> _GIVEN INFORMATION_:
··········
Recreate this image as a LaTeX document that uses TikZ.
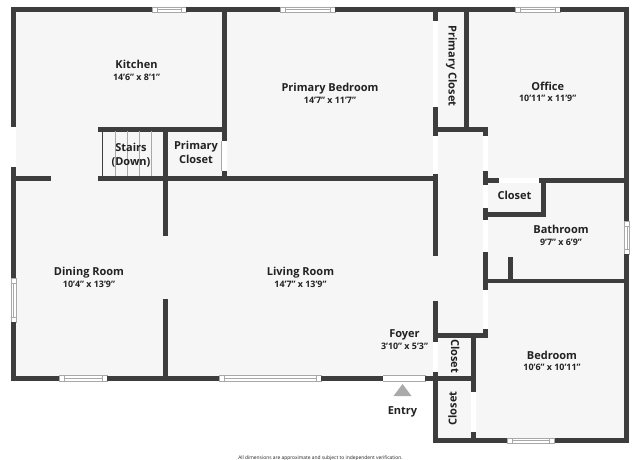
\documentclass[tikz,border=0pt]{standalone}
\usepackage{fontspec}
\setmainfont{Open Sans}
\definecolor{wallc}{HTML}{3D3D3D}
\definecolor{floorc}{HTML}{F6F6F6}
\definecolor{inkc}{HTML}{222222}
\definecolor{linec}{HTML}{A8A8A8}
\definecolor{arrowc}{HTML}{AAAAAA}
\newcommand{\wl}[4]{\fill[wallc] (#1,#2) rectangle (#3,#4);}
\newcommand{\op}[4]{\fill[white] (#1,#2) rectangle (#3,#4);}
\newcommand{\winh}[4]{\fill[white] (#1,#2) rectangle (#3,#4);
  \draw[winl] (#1,#2) rectangle (#3,#4);
  \draw[winl] (#1+5,#2) -- (#1+5,#4) (#3-5,#2) -- (#3-5,#4) (#1+5,#2/2+#4/2) -- (#3-5,#2/2+#4/2);}
\newcommand{\winv}[4]{\fill[white] (#1,#2) rectangle (#3,#4);
  \draw[winl] (#1,#2) rectangle (#3,#4);
  \draw[winl] (#1,#2+5) -- (#3,#2+5) (#1,#4-5) -- (#3,#4-5) (#1/2+#3/2,#2+5) -- (#1/2+#3/2,#4-5);}
\tikzset{
  winl/.style={draw=linec,line width=0.5pt},
  tread/.style={draw=linec,line width=0.6pt},
  room/.style={font=\fontsize{11}{12}\selectfont\bfseries,text=inkc,inner sep=0pt,text height=8pt,text depth=0pt},
  dims/.style={font=\fontsize{8.9}{10}\selectfont\bfseries,text=inkc,inner sep=0pt,text height=6.4pt,text depth=0pt},
  note/.style={font=\fontsize{4.9}{5}\selectfont,text=inkc,inner sep=0pt}
}
\begin{document}
\begin{tikzpicture}[x=1pt,y=-1pt]
\useasboundingbox (0,0) rectangle (640,460);
\clip (0,0) rectangle (640,460);
\fill[white] (0,0) rectangle (640,460);
% floor
\fill[floorc] (11,7) -- (629,7) -- (629,443) -- (433,443) -- (433,381) -- (11,381) -- cycle;
\fill[white] (383,376) rectangle (425,381);
% outer walls
\wl{11}{7}{152}{12} \winh{152}{7}{186}{12}
\wl{186}{7}{280}{12} \winh{280}{7}{335}{12}
\wl{335}{7}{515}{12} \winh{515}{7}{560}{12}
\wl{560}{7}{629.3}{12}
\wl{624.3}{7}{629.3}{221} \winv{624.3}{221}{629.3}{254} \wl{624.3}{254}{629.3}{443}
\wl{433}{438}{507.7}{443} \winh{507.7}{438}{554.7}{443} \wl{554.7}{438}{629.3}{443}
\wl{11}{7}{16}{127} \op{11}{127}{16}{167} \wl{11}{167}{16}{278}
\winv{11}{278}{16}{322} \wl{11}{322}{16}{381}
\wl{11}{375.5}{59}{381} \winh{59}{375.5}{107}{381} \wl{107}{375.5}{219}{381}
\winh{219}{375.5}{321}{381} \wl{321}{375.5}{383}{381}
\draw[winl] (383,375.5) rectangle (425,381);
\fill[white] (383.3,375.8) rectangle (424.7,380.7);
\wl{425}{375.5}{475}{381}
% kitchen / stairs / primary closet
\wl{221.7}{7}{226.7}{141} \op{221.7}{141}{226.7}{171} \wl{221.7}{171}{226.7}{181}
\draw[winl] (221.7,141) -- (221.7,171);
\wl{98.3}{126.7}{226.7}{131.5}
\wl{162.7}{127}{167.7}{236} \wl{162.7}{299}{167.7}{381}
\wl{16}{175.7}{51}{180.7} \wl{98.3}{175.7}{438}{180.7}
\draw[wallc,line width=1pt] (102.5,130) -- (102.5,176);
\draw[tread] (115,131) -- (115,176) (127,131) -- (127,176) (139,131) -- (139,176) (151,131) -- (151,176);
% hall wall left
\wl{433.3}{7}{438.3}{21} \op{433.3}{21}{438.3}{107} \wl{433.3}{107}{438.3}{136}
\op{433.3}{136}{438.3}{174} \wl{433.3}{174}{438.3}{256}
\wl{433.3}{300.5}{438.3}{342} \op{433.3}{342}{438.3}{371.5} \wl{433.3}{371.5}{438.3}{443}
% primary closet right
\wl{464}{7}{469}{127}
\wl{433.3}{126.7}{488.3}{131.5}
% hall wall right
\wl{483.3}{127}{488.3}{136} \op{483.3}{136}{488.3}{171} \wl{483.3}{171}{488.3}{185}
\op{483.3}{185}{488.3}{208} \wl{483.3}{208}{488.3}{220} \op{483.3}{220}{488.3}{252}
\wl{483.3}{252}{488.3}{290} \op{483.3}{290}{488.3}{329} \wl{483.3}{329}{488.3}{338}
% closet off hall
\wl{488}{177.7}{499}{182.7} \op{499}{178}{539}{182.5} \wl{539}{177.7}{625}{182.7}
\wl{541}{178}{546}{217} \wl{488}{212}{546}{217}
% bathroom
\wl{488}{278.7}{625}{283.3} \wl{508}{256.7}{513}{283}
% foyer closets
\wl{438}{332.7}{488.3}{337.7}
\wl{470.7}{333}{475.7}{392} \op{470.7}{392}{475.7}{432} \wl{470.7}{432}{475.7}{438}
% entry arrow
\fill[arrowc] (402.5,384) -- (411.5,396) -- (393.5,396) -- cycle;
% labels
\node[room] (kitchen) at (136.5,65) {Kitchen};
\node[dims] (kitchend) at (136.5,77.5) {14'6'' x 8'1''};
\node[room] (pbed) at (330,88) {Primary Bedroom};
\node[dims] (pbedd) at (330,100) {14'7'' x 11'7''};
\node[room] (office) at (547.7,86) {Office};
\node[dims] (officed) at (547.7,98.5) {10'11'' x 11'9''};
\node[room,rotate=-90] (pcl) at (452.5,66) {Primary Closet};
\node[room] (stairs) at (131,147) {Stairs};
\node[room] (stairsb) at (131,161.5) {(Down)};
\node[room] (pcla) at (196,145) {Primary};
\node[room] (pclb) at (196,159) {Closet};
\node[room] (hcl) at (514.5,195) {Closet};
\node[room] (bath) at (561,229.5) {Bathroom};
\node[dims] (bathd) at (561,242) {9'7'' x 6'9''};
\node[room] (dining) at (89,271.5) {Dining Room};
\node[dims] (diningd) at (89,284) {10'4'' x 13'9''};
\node[room] (living) at (300.5,271.5) {Living Room};
\node[dims] (livingd) at (300.5,284) {14'7'' x 13'9''};
\node[room] (foyer) at (404.5,333.5) {Foyer};
\node[dims] (foyerd) at (404.5,346.5) {3'10'' x 5'3''};
\node[room,rotate=-90] (fcl) at (455,356) {Closet};
\node[room,rotate=90] (lcl) at (452.7,408.5) {Closet};
\node[room] (bedroom) at (552,355) {Bedroom};
\node[dims] (bedroomd) at (552,367) {10'6'' x 10'11''};
\node[room] (entry) at (402.5,410) {Entry};
\node[note] (fn) at (320.5,458.5) {All dimensions are approximate and subject to independent verification.};
\end{tikzpicture}
\end{document}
··········
> _WHAT IS NEEDED_: Pictures are excluded; copy all other data exactly as shown.

> _ANSWER TO THE PROBLEM_:
Recreate this image as a LaTeX document that uses TikZ.
\documentclass[tikz,border=0pt]{standalone}
\usepackage{fontspec}
\setmainfont{Open Sans}
\definecolor{wallc}{HTML}{3D3D3D}
\definecolor{floorc}{HTML}{F6F6F6}
\definecolor{inkc}{HTML}{222222}
\definecolor{linec}{HTML}{A8A8A8}
\definecolor{arrowc}{HTML}{AAAAAA}
\newcommand{\wl}[4]{\fill[wallc] (#1,#2) rectangle (#3,#4);}
\newcommand{\op}[4]{\fill[white] (#1,#2) rectangle (#3,#4);}
\newcommand{\winh}[4]{\fill[white] (#1,#2) rectangle (#3,#4);
  \draw[winl] (#1,#2) rectangle (#3,#4);
  \draw[winl] (#1+5,#2) -- (#1+5,#4) (#3-5,#2) -- (#3-5,#4) (#1+5,#2/2+#4/2) -- (#3-5,#2/2+#4/2);}
\newcommand{\winv}[4]{\fill[white] (#1,#2) rectangle (#3,#4);
  \draw[winl] (#1,#2) rectangle (#3,#4);
  \draw[winl] (#1,#2+5) -- (#3,#2+5) (#1,#4-5) -- (#3,#4-5) (#1/2+#3/2,#2+5) -- (#1/2+#3/2,#4-5);}
\tikzset{
  winl/.style={draw=linec,line width=0.5pt},
  tread/.style={draw=linec,line width=0.6pt},
  room/.style={font=\fontsize{11}{12}\selectfont\bfseries,text=inkc,inner sep=0pt,text height=8pt,text depth=0pt},
  dims/.style={font=\fontsize{8.9}{10}\selectfont\bfseries,text=inkc,inner sep=0pt,text height=6.4pt,text depth=0pt},
  note/.style={font=\fontsize{4.9}{5}\selectfont,text=inkc,inner sep=0pt}
}
\begin{document}
\begin{tikzpicture}[x=1pt,y=-1pt]
\useasboundingbox (0,0) rectangle (640,460);
\clip (0,0) rectangle (640,460);
\fill[white] (0,0) rectangle (640,460);
% floor
\fill[floorc] (11,7) -- (629,7) -- (629,443) -- (433,443) -- (433,381) -- (11,381) -- cycle;
\fill[white] (383,376) rectangle (425,381);
% outer walls
\wl{11}{7}{152}{12} \winh{152}{7}{186}{12}
\wl{186}{7}{280}{12} \winh{280}{7}{335}{12}
\wl{335}{7}{515}{12} \winh{515}{7}{560}{12}
\wl{560}{7}{629.3}{12}
\wl{624.3}{7}{629.3}{221} \winv{624.3}{221}{629.3}{254} \wl{624.3}{254}{629.3}{443}
\wl{433}{438}{507.7}{443} \winh{507.7}{438}{554.7}{443} \wl{554.7}{438}{629.3}{443}
\wl{11}{7}{16}{127} \op{11}{127}{16}{167} \wl{11}{167}{16}{278}
\winv{11}{278}{16}{322} \wl{11}{322}{16}{381}
\wl{11}{375.5}{59}{381} \winh{59}{375.5}{107}{381} \wl{107}{375.5}{219}{381}
\winh{219}{375.5}{321}{381} \wl{321}{375.5}{383}{381}
\draw[winl] (383,375.5) rectangle (425,381);
\fill[white] (383.3,375.8) rectangle (424.7,380.7);
\wl{425}{375.5}{475}{381}
% kitchen / stairs / primary closet
\wl{221.7}{7}{226.7}{141} \op{221.7}{141}{226.7}{171} \wl{221.7}{171}{226.7}{181}
\draw[winl] (221.7,141) -- (221.7,171);
\wl{98.3}{126.7}{226.7}{131.5}
\wl{162.7}{127}{167.7}{236} \wl{162.7}{299}{167.7}{381}
\wl{16}{175.7}{51}{180.7} \wl{98.3}{175.7}{438}{180.7}
\draw[wallc,line width=1pt] (102.5,130) -- (102.5,176);
\draw[tread] (115,131) -- (115,176) (127,131) -- (127,176) (139,131) -- (139,176) (151,131) -- (151,176);
% hall wall left
\wl{433.3}{7}{438.3}{21} \op{433.3}{21}{438.3}{107} \wl{433.3}{107}{438.3}{136}
\op{433.3}{136}{438.3}{174} \wl{433.3}{174}{438.3}{256}
\wl{433.3}{300.5}{438.3}{342} \op{433.3}{342}{438.3}{371.5} \wl{433.3}{371.5}{438.3}{443}
% primary closet right
\wl{464}{7}{469}{127}
\wl{433.3}{126.7}{488.3}{131.5}
% hall wall right
\wl{483.3}{127}{488.3}{136} \op{483.3}{136}{488.3}{171} \wl{483.3}{171}{488.3}{185}
\op{483.3}{185}{488.3}{208} \wl{483.3}{208}{488.3}{220} \op{483.3}{220}{488.3}{252}
\wl{483.3}{252}{488.3}{290} \op{483.3}{290}{488.3}{329} \wl{483.3}{329}{488.3}{338}
% closet off hall
\wl{488}{177.7}{499}{182.7} \op{499}{178}{539}{182.5} \wl{539}{177.7}{625}{182.7}
\wl{541}{178}{546}{217} \wl{488}{212}{546}{217}
% bathroom
\wl{488}{278.7}{625}{283.3} \wl{508}{256.7}{513}{283}
% foyer closets
\wl{438}{332.7}{488.3}{337.7}
\wl{470.7}{333}{475.7}{392} \op{470.7}{392}{475.7}{432} \wl{470.7}{432}{475.7}{438}
% entry arrow
\fill[arrowc] (402.5,384) -- (411.5,396) -- (393.5,396) -- cycle;
% labels
\node[room] (kitchen) at (136.5,65) {Kitchen};
\node[dims] (kitchend) at (136.5,77.5) {14'6'' x 8'1''};
\node[room] (pbed) at (330,88) {Primary Bedroom};
\node[dims] (pbedd) at (330,100) {14'7'' x 11'7''};
\node[room] (office) at (547.7,86) {Office};
\node[dims] (officed) at (547.7,98.5) {10'11'' x 11'9''};
\node[room,rotate=-90] (pcl) at (452.5,66) {Primary Closet};
\node[room] (stairs) at (131,147) {Stairs};
\node[room] (stairsb) at (131,161.5) {(Down)};
\node[room] (pcla) at (196,145) {Primary};
\node[room] (pclb) at (196,159) {Closet};
\node[room] (hcl) at (514.5,195) {Closet};
\node[room] (bath) at (561,229.5) {Bathroom};
\node[dims] (bathd) at (561,242) {9'7'' x 6'9''};
\node[room] (dining) at (89,271.5) {Dining Room};
\node[dims] (diningd) at (89,284) {10'4'' x 13'9''};
\node[room] (living) at (300.5,271.5) {Living Room};
\node[dims] (livingd) at (300.5,284) {14'7'' x 13'9''};
\node[room] (foyer) at (404.5,333.5) {Foyer};
\node[dims] (foyerd) at (404.5,346.5) {3'10'' x 5'3''};
\node[room,rotate=-90] (fcl) at (455,356) {Closet};
\node[room,rotate=90] (lcl) at (452.7,408.5) {Closet};
\node[room] (bedroom) at (552,355) {Bedroom};
\node[dims] (bedroomd) at (552,367) {10'6'' x 10'11''};
\node[room] (entry) at (402.5,410) {Entry};
\node[note] (fn) at (320.5,458.5) {All dimensions are approximate and subject to independent verification.};
\end{tikzpicture}
\end{document}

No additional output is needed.